El odio que das. Angie Thomas
—Su abuela tiene cáncer. Yo no lo sabía hasta que me lo contó esa noche.
—Ya veo —dice Gómez—. ¿Qué sucedió después de eso?
—Empezó una pelea en la fiesta, así que nos fuimos juntos en su coche.
—¿Khalil no tuvo nada que ver con la pelea?
Arqueo una ceja.
—Para nada.
Maldita sea. Habla bien.
Me enderezo.
—Quiero decir, no, señora. Estábamos hablando cuando empezó la pelea.
—Está bien, entonces os fuisteis los dos. ¿Adónde ibais?
—Ofreció llevarme a casa o a la tienda de mi padre. Antes de que pudiéramos decidir, Ciento Quince hizo que nos detuviéramos.
—¿Quién? —pregunta.
—El oficial, ése es su número de placa —le digo—. Lo recuerdo.
Wilkes toma apuntes.
—Ya veo —dice Gómez—. ¿Puedes describir lo que pasó después?
No creo poder olvidar jamás lo que pasó, pero decirlo en voz alta es distinto. Y difícil.
Los ojos me arden. Parpadeo con la mirada fija en la mesa.
Mamá me acaricia la espalda.
—Levanta la mirada, Starr.
Mis padres tienen ese rollo de que nunca quieren que ni mis hermanos ni yo hablemos con alguien sin mirarlo a los ojos. Dicen que los ojos de la gente cuentan más que sus bocas, y que es algo que va en dos sentidos: si miramos a alguien a los ojos y decimos lo que queremos decir con sinceridad, tendrá pocos motivos para dudar de nosotros.
Miro a Gómez.
—Khalil se detuvo y apagó el motor —le digo—. Ciento Quince puso las luces largas. Se acercó a la ventana y le pidió a Khalil su carnet y tarjeta de circulación.
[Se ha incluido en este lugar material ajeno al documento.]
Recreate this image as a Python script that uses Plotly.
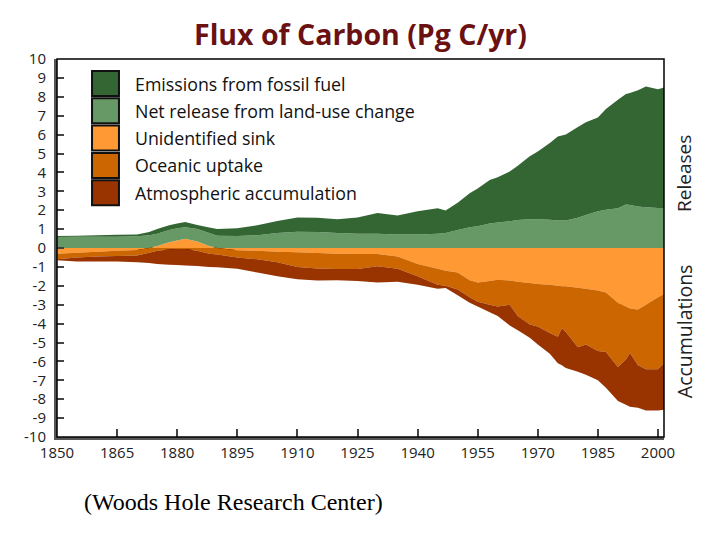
"""
flux of carbon stacked area chart
"""
import numpy as np
from plotly import graph_objects as go

years = [1850, 1855, 1860, 1865, 1870, 1873, 1875, 1878, 1880, 1882,
         1885, 1888, 1890, 1895, 1900, 1905, 1910, 1915, 1920, 1925,
         1930, 1935, 1940, 1945, 1947, 1950, 1953, 1955, 1958, 1960,
         1963, 1965, 1968, 1970, 1973, 1975, 1976, 1977, 1980, 1982,
         1985, 1987, 1990, 1992, 1993, 1995, 1997, 2000, 2002]

# releases (Pg C/yr)
fossil = [0.05, 0.05, 0.08, 0.1, 0.1, 0.17, 0.25, 0.25, 0.25, 0.28,
          0.22, 0.28, 0.35, 0.41, 0.52, 0.63, 0.76, 0.75, 0.72, 0.86,
          1.09, 1.0, 1.23, 1.35, 1.18, 1.45, 1.8, 2.0, 2.3, 2.4,
          2.63, 2.87, 3.33, 3.58, 4.05, 4.45, 4.5, 4.55, 4.8, 4.9,
          4.95, 5.33, 5.75, 5.85, 5.92, 6.15, 6.4, 6.28, 6.4]
land_use = [0.58, 0.6, 0.6, 0.6, 0.62, 0.68, 0.65, 0.65, 0.65, 0.61,
            0.65, 0.7, 0.65, 0.63, 0.68, 0.8, 0.86, 0.85, 0.8, 0.76,
            0.76, 0.72, 0.72, 0.75, 0.8, 0.95, 1.1, 1.15, 1.3, 1.35,
            1.42, 1.48, 1.52, 1.52, 1.5, 1.45, 1.45, 1.45, 1.6, 1.75,
            1.95, 2.02, 2.1, 2.3, 2.28, 2.2, 2.15, 2.12, 2.12]

# accumulations (negative = uptake)
unidentified = [-0.3, -0.25, -0.2, -0.15, -0.1, 0.0, 0.1, 0.3, 0.4, 0.49,
                0.35, 0.1, 0.0, -0.12, -0.15, -0.2, -0.23, -0.27, -0.3, -0.32,
                -0.32, -0.45, -0.85, -1.1, -1.2, -1.3, -1.7, -1.82, -1.75, -1.68,
                -1.72, -1.78, -1.85, -1.9, -1.95, -2.0, -2.02, -2.03, -2.1, -2.15,
                -2.25, -2.36, -2.9, -3.1, -3.2, -3.25, -3.0, -2.6, -2.4]
ocean = [-0.3, -0.25, -0.25, -0.27, -0.3, -0.25, -0.15, -0.08, -0.05, -0.05,
         -0.15, -0.3, -0.35, -0.38, -0.45, -0.55, -0.77, -0.81, -0.81, -0.79,
         -0.65, -0.65, -0.65, -0.85, -0.8, -0.9, -0.9, -1.03, -1.25, -1.42,
         -1.28, -1.82, -2.2, -2.25, -2.55, -2.7, -2.23, -2.42, -3.15, -2.95,
         -3.2, -3.14, -3.4, -2.8, -2.35, -2.95, -3.42, -3.82, -3.58]
atmosphere = [-0.05, -0.22, -0.27, -0.3, -0.35, -0.55, -0.7, -0.8, -0.85, -0.87,
              -0.8, -0.7, -0.67, -0.6, -0.7, -0.75, -0.66, -0.64, -0.59, -0.63,
              -0.85, -0.68, -0.45, -0.2, -0.12, -0.3, -0.3, -0.25, -0.4, -0.5,
              -1.1, -0.75, -0.7, -0.95, -1.1, -1.4, -1.95, -1.9, -1.3, -1.6,
              -1.55, -1.9, -1.8, -2.4, -2.85, -2.25, -2.18, -2.18, -2.56]

legend_names = ["Emissions from fossil fuel", "Net release from land-use change",
                "Unidentified sink", "Oceanic uptake", "Atmospheric accumulation"]
colors = ["#336633", "#669966", "#ff9933", "#cc6600", "#993300"]

x_ticks = list(range(1850, 2001, 15))
y_ticks = list(range(-10, 11))
y_tick_labels = [str(v) for v in y_ticks]

unid = np.array(unidentified)
unid_pos = np.clip(unid, 0, None)   # the sink turns into a small source around 1880
unid_neg = np.clip(unid, None, 0)

fig = go.Figure()
# positive side
fig.add_trace(go.Scatter(x=years, y=unid_pos, stackgroup="pos", line=dict(width=0),
                         fillcolor=colors[2], mode="none", name=legend_names[2]))
fig.add_trace(go.Scatter(x=years, y=land_use, stackgroup="pos", line=dict(width=0),
                         fillcolor=colors[1], mode="none", name=legend_names[1]))
fig.add_trace(go.Scatter(x=years, y=fossil, stackgroup="pos", line=dict(width=0),
                         fillcolor=colors[0], mode="none", name=legend_names[0]))
# negative side
fig.add_trace(go.Scatter(x=years, y=unid_neg, stackgroup="neg", line=dict(width=0),
                         fillcolor=colors[2], mode="none", name=legend_names[2]))
fig.add_trace(go.Scatter(x=years, y=ocean, stackgroup="neg", line=dict(width=0),
                         fillcolor=colors[3], mode="none", name=legend_names[3]))
fig.add_trace(go.Scatter(x=years, y=atmosphere, stackgroup="neg", line=dict(width=0),
                         fillcolor=colors[4], mode="none", name=legend_names[4]))

# page body has an 8px margin, so the figure is a bit smaller than the window
fig.update_layout(width=712, height=532, showlegend=False,
                  margin=dict(l=49, r=56, t=51, b=103),
                  plot_bgcolor="white", paper_bgcolor="white",
                  font=dict(family="Open Sans", size=15, color="#222222"))

fig.update_xaxes(range=[1850, 2001.5], tickvals=x_ticks, ticks="inside", ticklen=8,
                 tickwidth=2, tickcolor="#444444", showline=True, linewidth=3,
                 linecolor="#555555", showgrid=False, zeroline=False,
                 layer="above traces", tickfont=dict(size=15, color="#222222"))
fig.update_yaxes(range=[-10, 10], tickvals=y_ticks, ticktext=y_tick_labels,
                 ticks="inside", ticklen=7, tickwidth=2, tickcolor="#444444",
                 showline=True, linewidth=3, linecolor="#555555", showgrid=False,
                 zeroline=True, zerolinecolor="black", zerolinewidth=2.5,
                 layer="above traces", ticklabelstandoff=5,
                 tickfont=dict(size=15, color="#222222"))

# thin frame on top and right
fig.add_shape(type="rect", xref="paper", yref="paper", x0=0, x1=1, y0=0, y1=1,
              line=dict(color="black", width=1.5), layer="above")

# hand-made legend with big boxes
for i, (name, col) in enumerate(zip(legend_names, colors)):
    top = 71 + 27.3 * i
    y0 = (437 - (top + 25)) / 378
    y1 = (437 - top) / 378
    fig.add_shape(type="rect", xref="paper", yref="paper", x0=0.0577, x1=0.1021,
                  y0=y0, y1=y1, fillcolor=col, line=dict(color="#111111", width=2))
    fig.add_annotation(text=name, xref="paper", yref="paper", x=0.125, y=(y0 + y1) / 2,
                       xanchor="left", yanchor="middle", showarrow=False,
                       font=dict(size=17.8, color="#111111"))

fig.add_annotation(text="<b>Flux of Carbon (Pg C/yr)</b>", xref="paper", yref="paper",
                   x=0.5, y=1.066, xanchor="center", yanchor="middle", showarrow=False,
                   font=dict(size=28.5, color="#6b1111"))
fig.add_annotation(text="Releases", xref="paper", yref="paper", x=1.033, y=0.696,
                   textangle=-90, showarrow=False, xanchor="center", yanchor="middle",
                   font=dict(size=19, color="#222222"))
fig.add_annotation(text="Accumulations", xref="paper", yref="paper", x=1.033, y=0.28,
                   textangle=-90, showarrow=False, xanchor="center", yanchor="middle",
                   font=dict(size=19.5, color="#222222"))
fig.add_annotation(text="(Woods Hole Research Center)", xref="paper", yref="paper",
                   x=0.29, y=-0.172, showarrow=False, xanchor="center", yanchor="middle",
                   font=dict(family="Liberation Serif", size=24, color="black"))

fig.write_html("out.html")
—¿Y Khalil cumplió con la petición? —pregunta Gómez.
—Primero le preguntó al oficial por qué nos había detenido. Luego le mostró su carnet y tarjeta de circulación.
—¿Khalil parecía encolerizado durante este intercambio?
—Molesto, pero no encolerizado —digo—. Sentía que el policía lo estaba acosando.
—¿Te dijo eso?
—No, pero era obvio. Yo supuse lo mismo.
Mierda.
Gómez se acerca más. El pintalabios marrón le mancha los dientes y su aliento huele a café.
—¿Y por qué?
Respira.
La sala no está caliente. Estás nerviosa.
—Porque no estábamos haciendo nada —le respondo yo—. Khalil no iba por encima del límite de velocidad ni conducía con imprudencia. No parecía que hubiera razón para detenernos.
—Ya veo. ¿Y luego qué ocurrió?
—El oficial obligó a Khalil a salir del coche.
—¿Lo obligó? —dice.
—Sí, señora. Tiró de él para que saliera.
—Porque Khalil estaba renuente a salir, ¿correcto?
Mamá hace un sonido gutural, como si estuviera a punto de decir algo pero se hubiera obligado a no hacerlo. Hace un puchero con los labios y me frota la espalda en círculos.
Recuerdo lo que dijo papá: No dejes que hablen por ti.
—No, señora —le digo a Gómez—. Estaba saliendo solo, y el oficial tiró de él de repente
Dice Ya veo de nuevo, pero como no lo vio, probablemente no lo cree.
—¿Qué sucedió después? —pregunta.
—El oficial registró a Khalil tres veces.
—¿Tres?
Sí. Las conté.
—Sí, señora. No encontró nada. Luego le dijo a Khalil que no se moviera mientras pasaba su carnet y tarjeta de circulación por el sistema.
—Pero Khalil no se quedó quieto, ¿no es cierto? —dice.
—Tampoco apretó el gatillo contra sí mismo.
Mierda. Eres una jodida bocazas.
Los detectives se miran el uno al otro. Un momento de conversación en silencio.
Las paredes parecen cerrarse. Vuelve la presión alrededor de mis pulmones. Me tiro del cuello de la camisa.
—Creo que ya ha sido suficiente por hoy —dice mamá, cogiendo mi mano mientras empieza a levantarse.
—Pero señora Carter, no hemos terminado.
—No importa…
—Mamá —digo, y ella me mira—. Está bien. Puedo hacerlo.